By the sixth song of the evening, she is still sitting alone over evening coffee singing "Here we are together, me and I." There is a man hovering in the background, to be sure—a shopkeeper, married, rather blunt about these relationships for a girl like Leona…. Eventually, though briefly, she surrenders….

And there we have it, a straight play, played at straight-play pace, virtually unrelieved by either dancing or comedy, soberly acted, economically directed, and depending for its life upon Richard Rodgers' thoughtful songs. I call them thoughtful because they, too, cling close—firmly, with some dignity—to the plainness in Leona's life. "Take the Moment," the store-keeper urges. "Do I Hear a Waltz?" sings Leona wistfully, then a bit more warmly. "Stay," pleads the storekeeper in fine white high notes. "Thank You Very Much" whisper both, as they realize the moment is over.

With lyricist Stephen Sondheim's assistance, Mr. Rodgers has taken pains to step away from the plaintive and into the cozylively on a few—though not too many—occasions….

Mr. Sondheim seems a perfectly agreeable rhyming companion for Mr. Rodgers to be doing his work with, and if the excursions into animation never quite lift the roof off it is no doubt because they, like the narrative, are at heart mild complaints. The most effective music comes, significantly, when the corners of a bright tune are turned down.
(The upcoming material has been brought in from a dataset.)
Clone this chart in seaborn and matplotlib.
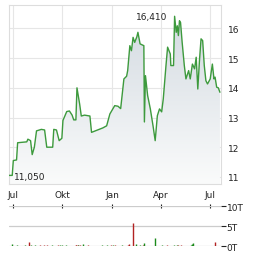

There is a chorus of "We're Gonna Be All Right" in which … [the two] young-marrieds who have been having a spot of trouble, hush their voices and rein in their spirits to suggest that it may never be all right. The contrast has an edge to it and for a moment the overcast crackles. And a ballad for three women, "Moon in My Window," is rich with the bittersweet of broken promises and unexpectedly assuaged hearts….

But there is—as the play is saying—an emotional drought in Venice, and while musical-comedy asceticism is a rare and perhaps admirable thing it cannot, and does not, do much for the evening's pulse…. In all of her travels, and for all of her wistfulness, Leona Samish hears a waltz only once.

Walter Kerr, "Kerr Reviews 'Do I Hear a Waltz?'" in New York Herald Tribune, March 19, 1965, p. 14.